:: GOAL OF THE EXERCISE ::
Your task is to locate every line holding the string "that" and to copy each of them.

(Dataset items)
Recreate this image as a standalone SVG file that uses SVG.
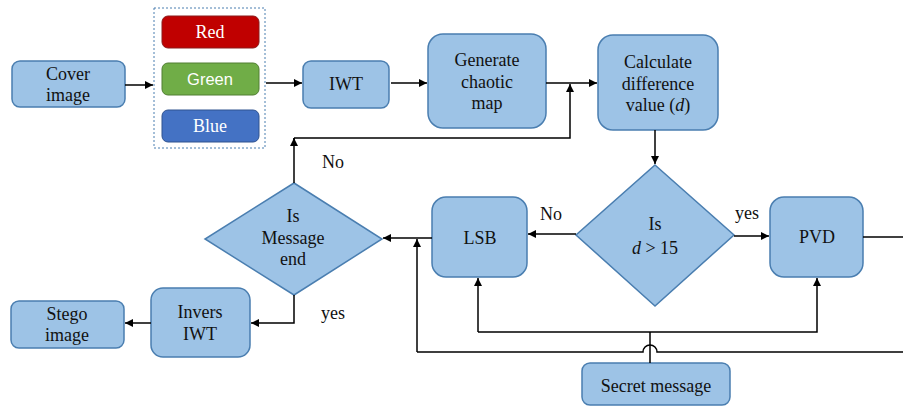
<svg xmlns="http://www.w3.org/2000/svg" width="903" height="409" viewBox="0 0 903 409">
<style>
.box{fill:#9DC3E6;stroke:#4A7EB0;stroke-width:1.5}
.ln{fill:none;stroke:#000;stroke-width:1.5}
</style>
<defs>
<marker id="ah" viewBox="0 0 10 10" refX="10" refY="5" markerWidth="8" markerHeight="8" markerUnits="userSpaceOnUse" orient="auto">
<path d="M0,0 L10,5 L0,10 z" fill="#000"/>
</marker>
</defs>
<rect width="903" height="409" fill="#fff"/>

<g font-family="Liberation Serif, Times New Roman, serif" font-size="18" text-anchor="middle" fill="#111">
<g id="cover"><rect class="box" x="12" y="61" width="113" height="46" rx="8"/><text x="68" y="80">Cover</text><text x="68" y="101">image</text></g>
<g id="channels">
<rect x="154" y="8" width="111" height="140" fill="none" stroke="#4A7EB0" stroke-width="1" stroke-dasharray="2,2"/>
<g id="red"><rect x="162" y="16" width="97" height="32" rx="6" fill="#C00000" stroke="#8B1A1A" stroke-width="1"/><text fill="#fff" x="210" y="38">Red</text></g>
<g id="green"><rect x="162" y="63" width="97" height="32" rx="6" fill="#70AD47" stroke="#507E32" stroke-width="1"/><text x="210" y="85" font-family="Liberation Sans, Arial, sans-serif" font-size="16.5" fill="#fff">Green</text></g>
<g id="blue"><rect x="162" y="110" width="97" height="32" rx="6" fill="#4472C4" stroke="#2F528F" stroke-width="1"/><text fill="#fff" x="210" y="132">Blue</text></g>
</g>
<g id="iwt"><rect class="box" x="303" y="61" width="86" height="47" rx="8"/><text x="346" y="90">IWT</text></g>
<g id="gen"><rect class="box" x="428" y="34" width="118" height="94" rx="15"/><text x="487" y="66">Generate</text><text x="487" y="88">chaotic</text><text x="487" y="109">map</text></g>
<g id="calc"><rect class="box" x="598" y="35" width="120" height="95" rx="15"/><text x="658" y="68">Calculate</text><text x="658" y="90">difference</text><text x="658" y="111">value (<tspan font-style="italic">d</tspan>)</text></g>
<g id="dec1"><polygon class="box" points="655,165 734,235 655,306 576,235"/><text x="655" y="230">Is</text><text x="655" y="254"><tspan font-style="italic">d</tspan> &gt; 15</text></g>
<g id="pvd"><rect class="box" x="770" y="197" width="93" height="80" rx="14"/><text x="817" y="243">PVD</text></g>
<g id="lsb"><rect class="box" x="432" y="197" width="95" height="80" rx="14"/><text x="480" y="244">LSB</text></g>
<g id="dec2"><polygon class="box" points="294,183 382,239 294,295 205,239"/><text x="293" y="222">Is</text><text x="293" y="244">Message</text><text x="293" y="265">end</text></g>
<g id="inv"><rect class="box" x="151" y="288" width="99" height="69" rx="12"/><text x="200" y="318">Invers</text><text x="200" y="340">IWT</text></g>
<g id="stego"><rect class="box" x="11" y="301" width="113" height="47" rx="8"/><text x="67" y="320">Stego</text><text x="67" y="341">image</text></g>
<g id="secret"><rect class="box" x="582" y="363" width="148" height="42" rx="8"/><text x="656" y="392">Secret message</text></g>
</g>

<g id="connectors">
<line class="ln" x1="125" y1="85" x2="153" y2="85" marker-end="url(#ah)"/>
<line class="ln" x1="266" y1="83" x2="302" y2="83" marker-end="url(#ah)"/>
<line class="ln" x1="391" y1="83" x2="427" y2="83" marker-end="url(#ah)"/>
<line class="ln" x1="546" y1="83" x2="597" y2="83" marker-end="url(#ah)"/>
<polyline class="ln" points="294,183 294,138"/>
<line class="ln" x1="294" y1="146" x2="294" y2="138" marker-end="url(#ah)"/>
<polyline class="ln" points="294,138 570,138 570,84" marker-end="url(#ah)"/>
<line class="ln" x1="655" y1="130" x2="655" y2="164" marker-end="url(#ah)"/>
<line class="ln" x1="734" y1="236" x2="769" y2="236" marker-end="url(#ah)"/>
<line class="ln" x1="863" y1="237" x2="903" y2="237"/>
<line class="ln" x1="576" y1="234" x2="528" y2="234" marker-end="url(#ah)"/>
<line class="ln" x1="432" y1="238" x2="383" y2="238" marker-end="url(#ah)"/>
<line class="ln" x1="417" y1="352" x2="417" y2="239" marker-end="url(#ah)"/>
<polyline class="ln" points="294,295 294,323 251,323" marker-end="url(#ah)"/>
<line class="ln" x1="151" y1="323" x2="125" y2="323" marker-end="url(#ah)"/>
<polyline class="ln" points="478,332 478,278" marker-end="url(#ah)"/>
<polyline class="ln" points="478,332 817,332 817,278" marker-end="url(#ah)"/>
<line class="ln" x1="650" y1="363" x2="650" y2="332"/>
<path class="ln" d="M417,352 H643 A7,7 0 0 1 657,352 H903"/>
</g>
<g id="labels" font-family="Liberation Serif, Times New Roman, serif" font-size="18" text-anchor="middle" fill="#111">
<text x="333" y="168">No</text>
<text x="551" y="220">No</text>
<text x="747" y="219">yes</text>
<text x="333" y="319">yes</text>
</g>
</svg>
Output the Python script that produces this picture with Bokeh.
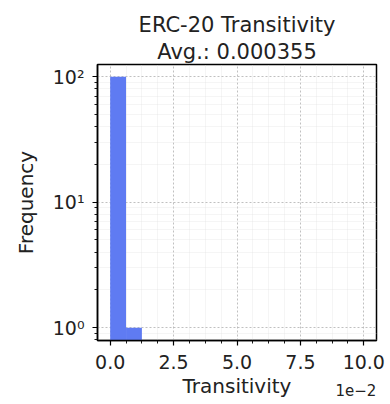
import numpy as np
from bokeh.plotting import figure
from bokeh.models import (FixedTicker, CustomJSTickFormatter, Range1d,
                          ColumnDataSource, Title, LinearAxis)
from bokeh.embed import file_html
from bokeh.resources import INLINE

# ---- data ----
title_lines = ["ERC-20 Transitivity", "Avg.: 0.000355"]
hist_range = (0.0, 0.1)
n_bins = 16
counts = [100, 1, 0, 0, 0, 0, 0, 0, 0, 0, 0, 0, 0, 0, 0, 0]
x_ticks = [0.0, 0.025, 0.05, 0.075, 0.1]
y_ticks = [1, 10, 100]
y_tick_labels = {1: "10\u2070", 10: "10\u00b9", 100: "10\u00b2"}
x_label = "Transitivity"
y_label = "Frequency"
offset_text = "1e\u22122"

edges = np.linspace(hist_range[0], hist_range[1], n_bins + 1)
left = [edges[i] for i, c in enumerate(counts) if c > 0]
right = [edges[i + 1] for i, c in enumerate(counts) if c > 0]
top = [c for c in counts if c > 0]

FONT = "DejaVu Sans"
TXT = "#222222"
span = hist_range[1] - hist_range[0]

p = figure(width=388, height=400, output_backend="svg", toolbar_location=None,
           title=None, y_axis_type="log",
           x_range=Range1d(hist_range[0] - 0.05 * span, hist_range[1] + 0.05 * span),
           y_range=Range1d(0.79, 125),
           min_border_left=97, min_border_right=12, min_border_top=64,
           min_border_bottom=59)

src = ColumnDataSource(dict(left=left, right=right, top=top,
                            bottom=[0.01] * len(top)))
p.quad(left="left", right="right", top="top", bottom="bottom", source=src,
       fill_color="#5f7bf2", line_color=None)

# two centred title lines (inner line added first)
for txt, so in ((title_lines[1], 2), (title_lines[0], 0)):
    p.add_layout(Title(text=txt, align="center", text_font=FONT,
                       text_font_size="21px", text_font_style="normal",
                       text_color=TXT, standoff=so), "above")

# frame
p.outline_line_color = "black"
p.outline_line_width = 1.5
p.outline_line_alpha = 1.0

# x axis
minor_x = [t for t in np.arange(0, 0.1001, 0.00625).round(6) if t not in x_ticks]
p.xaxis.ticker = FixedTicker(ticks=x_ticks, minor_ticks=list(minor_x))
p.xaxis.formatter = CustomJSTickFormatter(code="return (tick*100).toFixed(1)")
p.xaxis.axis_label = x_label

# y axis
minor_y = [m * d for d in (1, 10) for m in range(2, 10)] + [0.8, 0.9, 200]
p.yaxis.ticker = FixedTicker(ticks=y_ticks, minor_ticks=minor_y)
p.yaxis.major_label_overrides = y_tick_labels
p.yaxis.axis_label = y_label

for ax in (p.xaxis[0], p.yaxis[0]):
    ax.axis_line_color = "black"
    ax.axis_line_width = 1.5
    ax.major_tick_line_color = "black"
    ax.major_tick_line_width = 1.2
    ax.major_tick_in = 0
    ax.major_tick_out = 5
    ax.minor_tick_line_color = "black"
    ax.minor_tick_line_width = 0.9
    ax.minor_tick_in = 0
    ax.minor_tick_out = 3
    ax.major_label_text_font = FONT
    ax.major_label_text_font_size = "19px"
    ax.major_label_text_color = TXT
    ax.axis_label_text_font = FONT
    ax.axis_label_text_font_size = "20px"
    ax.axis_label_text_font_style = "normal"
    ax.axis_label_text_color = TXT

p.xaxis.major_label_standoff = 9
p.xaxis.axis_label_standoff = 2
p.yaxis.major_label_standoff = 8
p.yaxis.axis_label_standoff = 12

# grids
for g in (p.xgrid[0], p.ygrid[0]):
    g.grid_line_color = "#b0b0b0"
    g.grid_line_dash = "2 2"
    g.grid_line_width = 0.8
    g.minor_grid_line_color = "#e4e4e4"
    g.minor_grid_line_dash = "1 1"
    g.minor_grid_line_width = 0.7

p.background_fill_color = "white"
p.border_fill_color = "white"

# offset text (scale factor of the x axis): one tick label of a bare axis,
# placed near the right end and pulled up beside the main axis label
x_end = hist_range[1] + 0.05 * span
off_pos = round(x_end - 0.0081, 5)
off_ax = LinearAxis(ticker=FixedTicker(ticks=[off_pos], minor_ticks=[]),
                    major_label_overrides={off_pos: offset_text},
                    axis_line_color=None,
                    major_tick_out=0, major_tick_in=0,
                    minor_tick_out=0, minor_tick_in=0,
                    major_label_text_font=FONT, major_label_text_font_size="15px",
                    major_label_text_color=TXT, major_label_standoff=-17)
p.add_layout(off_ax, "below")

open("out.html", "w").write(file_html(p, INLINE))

:: FINAL RESULT ::
Recreate this image as a standalone SVG file that uses SVG.
Output the Python script that produces this picture with Bokeh.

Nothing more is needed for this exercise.